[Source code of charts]
——
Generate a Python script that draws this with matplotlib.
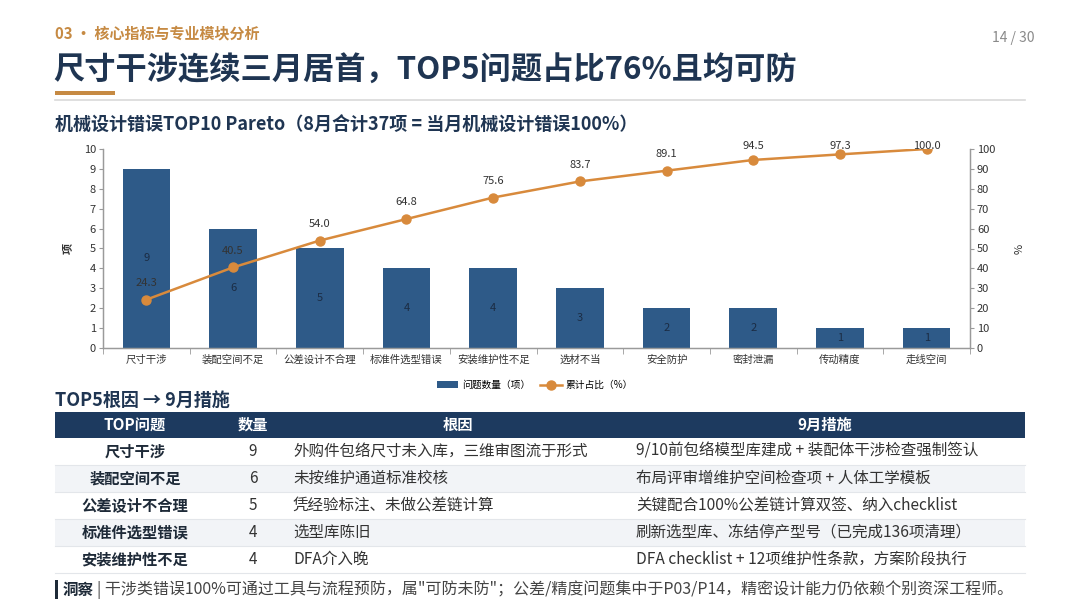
import numpy as np
import matplotlib
matplotlib.use('Agg')
import matplotlib.pyplot as plt
from matplotlib.patches import Rectangle

plt.rcParams['font.family'] = ['Noto Sans CJK SC', 'DejaVu Sans']

# ---- data ----
categories = ['尺寸干涉', '装配空间不足', '公差设计不合理', '标准件选型错误', '安装维护性不足',
              '选材不当', '安全防护', '密封泄漏', '传动精度', '走线空间']
counts = [9, 6, 5, 4, 4, 3, 2, 2, 1, 1]
cum_pct = [24.3, 40.5, 54.0, 64.8, 75.6, 83.7, 89.1, 94.5, 97.3, 100.0]

table_header = ['TOP问题', '数量', '根因', '9月措施']
table_issue = ['尺寸干涉', '装配空间不足', '公差设计不合理', '标准件选型错误', '安装维护性不足']
table_count = ['9', '6', '5', '4', '4']
table_cause = ['外购件包络尺寸未入库，三维审图流于形式',
               '未按维护通道标准校核',
               '凭经验标注、未做公差链计算',
               '选型库陈旧',
               'DFA介入晚']
table_action = ['9/10前包络模型库建成 + 装配体干涉检查强制签认',
                '布局评审增维护空间检查项 + 人体工学模板',
                '关键配合100%公差链计算双签、纳入checklist',
                '刷新选型库、冻结停产型号（已完成136项清理）',
                'DFA checklist + 12项维护性条款，方案阶段执行']

section = '03 • 核心指标与专业模块分析'
page_no = '14 / 30'
title = '尺寸干涉连续三月居首，TOP5问题占比76%且均可防'
chart_title = '机械设计错误TOP10 Pareto（8月合计37项 = 当月机械设计错误100%）'
table_title = 'TOP5根因 → 9月措施'
insight_head = '洞察'
insight_text = '| 干涉类错误100%可通过工具与流程预防，属"可防未防"；公差/精度问题集中于P03/P14，精密设计能力仍依赖个别资深工程师。'

NAVY = '#1f3552'
BAR = '#2e5a88'
ORANGE = '#d88a3c'
GOLD = '#c68a43'
W, H = 1080, 608

fig = plt.figure(figsize=(W / 100, H / 100), dpi=100)
fig.patch.set_facecolor('white')

# background layer in pixel coordinates
bg = fig.add_axes([0, 0, 1, 1])
bg.set_xlim(0, W)
bg.set_ylim(H, 0)
bg.axis('off')

bg.text(55, 33, section, fontsize=10.8, color=GOLD, va='center', fontweight='bold')
bg.text(1035, 38, page_no, fontsize=10, color='#8a8a8a', va='center', ha='right')
bg.text(53, 71, title, fontsize=22.5, color=NAVY, va='center', fontweight='bold')
bg.add_patch(Rectangle((55, 91), 60, 3.5, color=GOLD, lw=0))
bg.plot([55, 1025], [100, 100], color='#d9d9d9', lw=1.2)
bg.text(55, 125, chart_title, fontsize=13, color=NAVY, va='center', fontweight='bold')
bg.text(55, 400, table_title, fontsize=13, color=NAVY, va='center', fontweight='bold')

# ---- table ----
col_edges = [55, 215, 290, 625, 1025]
header_top, header_bot = 412, 438
row_h = 27
bg.add_patch(Rectangle((55, header_top), 970, header_bot - header_top, color='#1d3a5f', lw=0))
for i, lab in enumerate(table_header):
    cx = (col_edges[i] + col_edges[i + 1]) / 2
    bg.text(cx, (header_top + header_bot) / 2, lab, fontsize=11, color='white',
            fontweight='bold', ha='center', va='center')

for r in range(len(table_issue)):
    y0 = header_bot + r * row_h
    if r % 2 == 1:
        bg.add_patch(Rectangle((55, y0), 970, row_h, color='#f2f4f7', lw=0))
    bg.plot([55, 1025], [y0 + row_h, y0 + row_h], color='#e3e6ea', lw=0.8)
    yc = y0 + row_h / 2
    bg.text(135, yc, table_issue[r], fontsize=11, color='#1e2a38', fontweight='bold',
            ha='center', va='center')
    bg.text(253, yc, table_count[r], fontsize=11, color='#333333', ha='center', va='center')
    bg.text(293, yc, table_cause[r], fontsize=11.2, color='#333333', ha='left', va='center')
    bg.text(636, yc, table_action[r], fontsize=11.2, color='#333333', ha='left', va='center')

# insight line
bg.add_patch(Rectangle((55, 580), 3, 19, color='#1e2a38', lw=0))
bg.text(63, 590, insight_head, fontsize=11.2, color='#1e2a38', fontweight='bold', va='center')
bg.text(97, 590, insight_text, fontsize=11.5, color='#444444', va='center')

# ---- pareto chart ----
ax = fig.add_axes([103 / W, 1 - 348 / H, 867 / W, 199 / H])
x = np.arange(len(categories))
bars = ax.bar(x, counts, width=0.55, color=BAR, zorder=2, label='问题数量（项）')
ax.set_xlim(-0.5, len(categories) - 0.5)
ax.set_ylim(0, 10)
ax.set_yticks(range(0, 11))
ax.set_xticks(x)
ax.set_xticklabels(categories, fontsize=7.5, color='#333333')
ax.set_xticks(np.arange(-0.5, len(categories)), minor=True)
ax.tick_params(axis='x', which='major', length=0, pad=5)
ax.tick_params(axis='x', which='minor', length=4, color='#9a9a9a')
ax.tick_params(axis='y', labelsize=8, length=3, color='#9a9a9a', labelcolor='#333333', pad=2)
for s in ['left', 'bottom', 'right']:
    ax.spines[s].set_color('#9a9a9a')
    ax.spines[s].set_linewidth(0.9)
ax.spines['top'].set_visible(False)
ax.set_ylabel('项', fontsize=8, fontweight='bold', color='#333333', labelpad=7)

for xi, v in zip(x, counts):
    ax.text(xi, v / 2, str(v), ha='center', va='center', fontsize=8, color='#1b2c44', zorder=3)

ax2 = ax.twinx()
ax2.set_ylim(0, 100)
ax2.set_yticks(range(0, 101, 10))
ax2.tick_params(axis='y', labelsize=8, length=3, color='#9a9a9a', labelcolor='#333333', pad=2)
for s in ['left', 'bottom', 'right']:
    ax2.spines[s].set_color('#9a9a9a')
    ax2.spines[s].set_linewidth(0.9)
ax2.spines['top'].set_visible(False)
ax2.set_ylabel('%', fontsize=8, color='#333333', labelpad=14)
line, = ax2.plot(x, cum_pct, color=ORANGE, lw=1.8, marker='o', markersize=6.5,
                 markerfacecolor=ORANGE, markeredgecolor=ORANGE, zorder=4, label='累计占比（%）')
for xi, v in zip(x, cum_pct):
    ax2.text(xi, min(v + 8.4, 101.5), f'{v:.1f}', ha='center', va='center', fontsize=8,
             color='#333333', clip_on=False, zorder=5)

fig.legend(handles=[bars, line], loc='center', bbox_to_anchor=(535 / W, 1 - 385 / H),
           ncol=2, frameon=False, fontsize=7, handlelength=2.2, columnspacing=1.0,
           handletextpad=0.4)

fig.savefig('out.png', dpi=100)
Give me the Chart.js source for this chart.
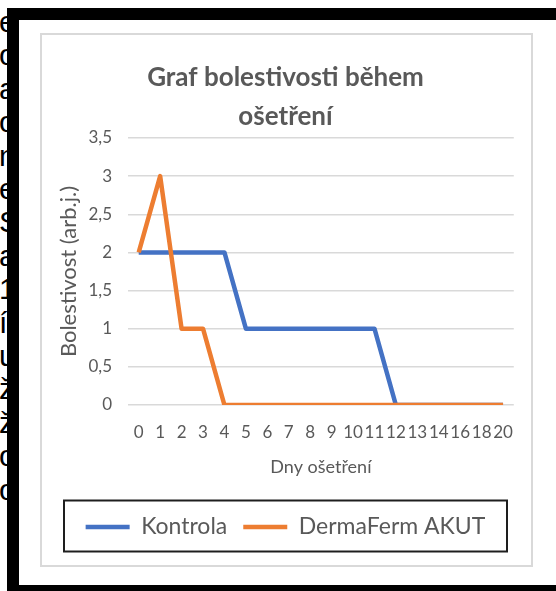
——
Written request
Reproduce the data above word for word from its first line through the line that holds "bg.axis('off')", both ends included; skip pictures.

Written solution
Generate a Python script that draws this with matplotlib.
import numpy as np
import matplotlib
matplotlib.use('Agg')
import matplotlib.pyplot as plt
from matplotlib.patches import Rectangle

plt.rcParams['font.family'] = ['Noto Sans CJK SC', 'DejaVu Sans']

# ---- data ----
categories = ['尺寸干涉', '装配空间不足', '公差设计不合理', '标准件选型错误', '安装维护性不足',
              '选材不当', '安全防护', '密封泄漏', '传动精度', '走线空间']
counts = [9, 6, 5, 4, 4, 3, 2, 2, 1, 1]
cum_pct = [24.3, 40.5, 54.0, 64.8, 75.6, 83.7, 89.1, 94.5, 97.3, 100.0]

table_header = ['TOP问题', '数量', '根因', '9月措施']
table_issue = ['尺寸干涉', '装配空间不足', '公差设计不合理', '标准件选型错误', '安装维护性不足']
table_count = ['9', '6', '5', '4', '4']
table_cause = ['外购件包络尺寸未入库，三维审图流于形式',
               '未按维护通道标准校核',
               '凭经验标注、未做公差链计算',
               '选型库陈旧',
               'DFA介入晚']
table_action = ['9/10前包络模型库建成 + 装配体干涉检查强制签认',
                '布局评审增维护空间检查项 + 人体工学模板',
                '关键配合100%公差链计算双签、纳入checklist',
                '刷新选型库、冻结停产型号（已完成136项清理）',
                'DFA checklist + 12项维护性条款，方案阶段执行']

section = '03 • 核心指标与专业模块分析'
page_no = '14 / 30'
title = '尺寸干涉连续三月居首，TOP5问题占比76%且均可防'
chart_title = '机械设计错误TOP10 Pareto（8月合计37项 = 当月机械设计错误100%）'
table_title = 'TOP5根因 → 9月措施'
insight_head = '洞察'
insight_text = '| 干涉类错误100%可通过工具与流程预防，属"可防未防"；公差/精度问题集中于P03/P14，精密设计能力仍依赖个别资深工程师。'

NAVY = '#1f3552'
BAR = '#2e5a88'
ORANGE = '#d88a3c'
GOLD = '#c68a43'
W, H = 1080, 608

fig = plt.figure(figsize=(W / 100, H / 100), dpi=100)
fig.patch.set_facecolor('white')

# background layer in pixel coordinates
bg = fig.add_axes([0, 0, 1, 1])
bg.set_xlim(0, W)
bg.set_ylim(H, 0)
bg.axis('off')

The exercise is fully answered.